Я считаю, что нет ничего абстрактнее, ирреальнее того, что мы видим. Нам известно: все, что мы, будучи людьми, можем увидеть в объективном мире, на самом деле существует не таким, каким мы это видим и воспринимаем. Материя существует, безусловно, но она не несет никакого собственного внутреннего смысла, как тот, что мы приписываем ей. Мы можем только знать, что чашка — чашка, а дерево — это дерево.
Джорджо Моранди

Мы видим предмет в силу несовершенства нашего зрения. Если бы зрение было совершенным, мы бы не различали больше предметов, мы не видели бы ничего, кроме гармонии.
Владимир Вейсберг

Я давно собирал образ Али в пространстве — она очень бережно относилась ко времени. Мы понимаем, сколько времени потеряли напрасно. Можно закрыться от времени изучением какого-нибудь языка, — что очень полезно. Или читать что-то, что тоже очень полезно. Но с точки зрения общения каждого дня с бытием, в которое мы на короткое время призваны, мы, конечно, все потеряли время. Самый большой грех — потеря времени. Мне кажется, что именно это — вот эта организация жизни, когда каждую секунду идет струя авторского ответа на ту минуту, которая приходит, — вот она и ввела в область феномена и Моранди, и Алю Лукашевкер.
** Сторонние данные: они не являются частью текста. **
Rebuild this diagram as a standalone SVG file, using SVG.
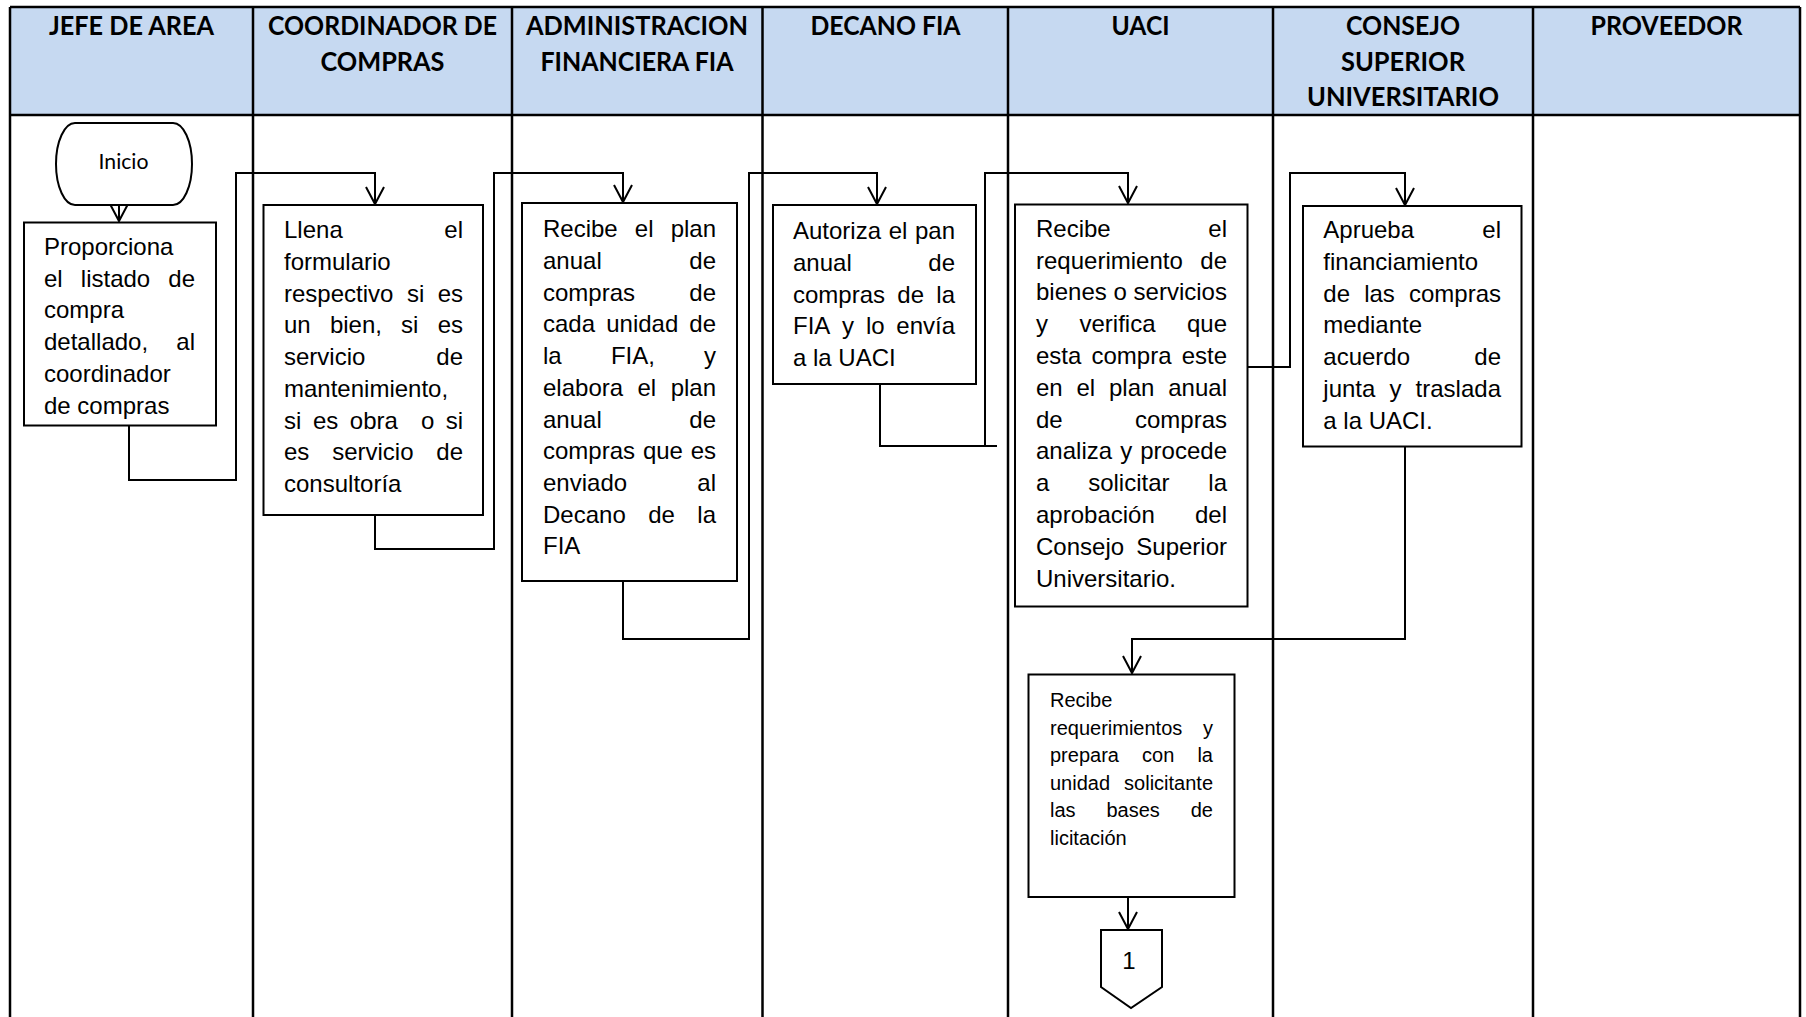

Феликс (Бух) как-то в наследство получил много, около сотни, картонок живописи Али Лукашевкер. Я ее называю «живопись для себя», где идет зарождение образа.

Крайне интересно обобщить этот Алин опыт с работами Моранди, где засвечивается бессмертный натюрморт. К этому можно подключить еще боковые свидетельства: Владимира Вейсберга, старшего Льва Табенкина, Яна Раухвергера.

«Когда несколько минут спустя мы попрощались, мне пришли в голову строки из Горация: “Integer vitae scelerisque purus” (“Кто душой чист и незлобен в жизни”). С того момента мне не приходилось вновь испытывать ощущение, что я нахожусь перед лицом мудреца, если вовсе не святого» (Эдуард Родити о посещении Моранди).